From dross to dance floor; from garbage to golden flooring; from the landfill to the foyer: Whichever phrase you favour, it’s what researchers at North Carolina State University are doing with the ubiquitous, and usually cast-off, wooden pallet.
Instead of being discarded and buried, wooden pallets like these can be recycled into durable and attractive flooring.
Working with specialists at the USDA Forest Service and the Land-of-Sky Regional Council, a nonprofit organization in Asheville, the NC State wood and paper scientists convert pallets into attractive flooring.

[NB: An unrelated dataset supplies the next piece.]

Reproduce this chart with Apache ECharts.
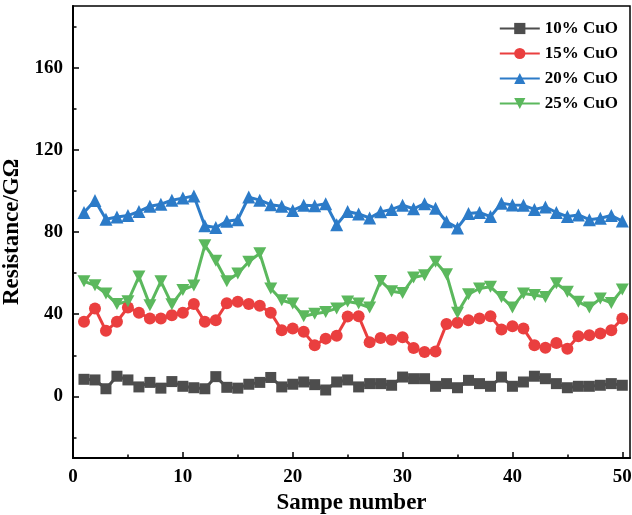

Like many useful and necessary items, most wooden pallets fulfil their function and are thoughtlessly discarded. That’s an expensive waste of resources: Phil Araman of the USDA Forest Service estimates that 38% of America’s hardwood lumber production, or 4.5 billion board feet, is used in pallet manufacturing, making it the single largest use of hardwood lumber.
That means that pallets also challenge the nation’s overburdened landfills. An estimated 170 million of the rough platforms for merchandise, no longer needed after their contents are unloaded, become two percent of all municipal solid waste, and more than three percent of landfills’ construction and demolition waste. The problem is worst in the South, which buries 75% of the nation’s wood waste.

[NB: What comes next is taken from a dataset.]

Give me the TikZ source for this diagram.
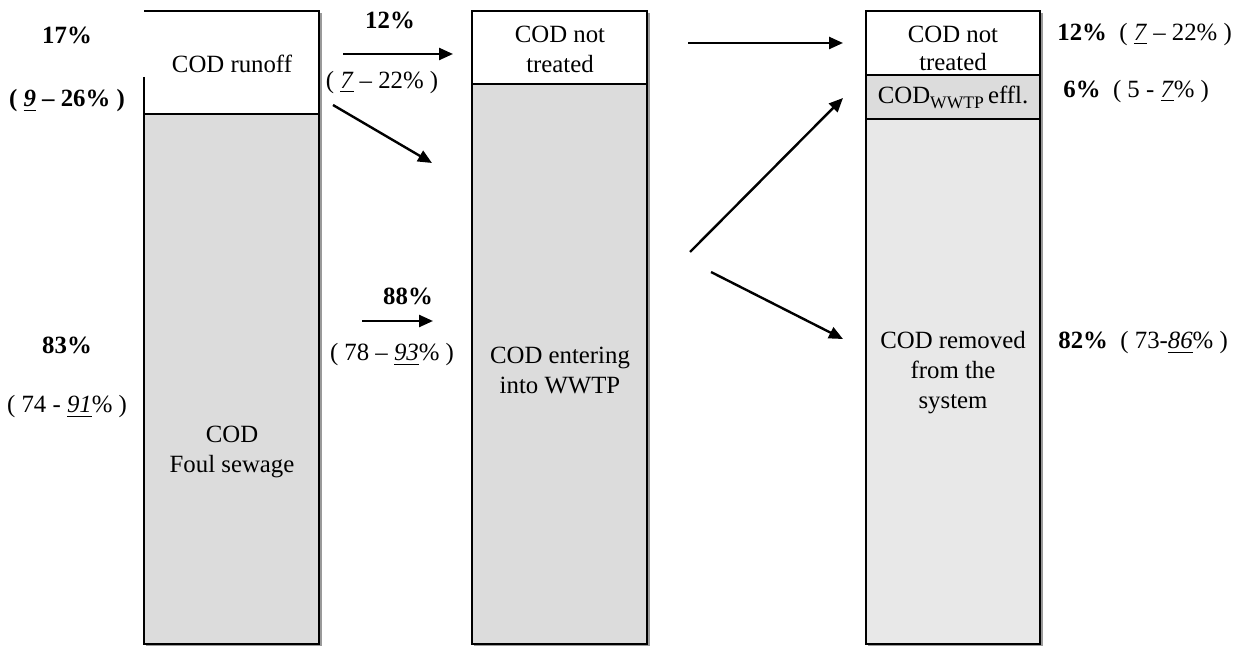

So scientists and extension specialists in NC State’s Department of Wood and Paper Science are working to turn recycled wooden pallets into polished wooden floors –as well as a handsome foundation for economic development.
Recycling pallets is already a big business, Araman says, generating about $3.5 billion annually across the nation. But much of the pallets’ valuable hardwood ends up buried or as mulch, animal bedding and boiler fuel, not as quality, value-added products.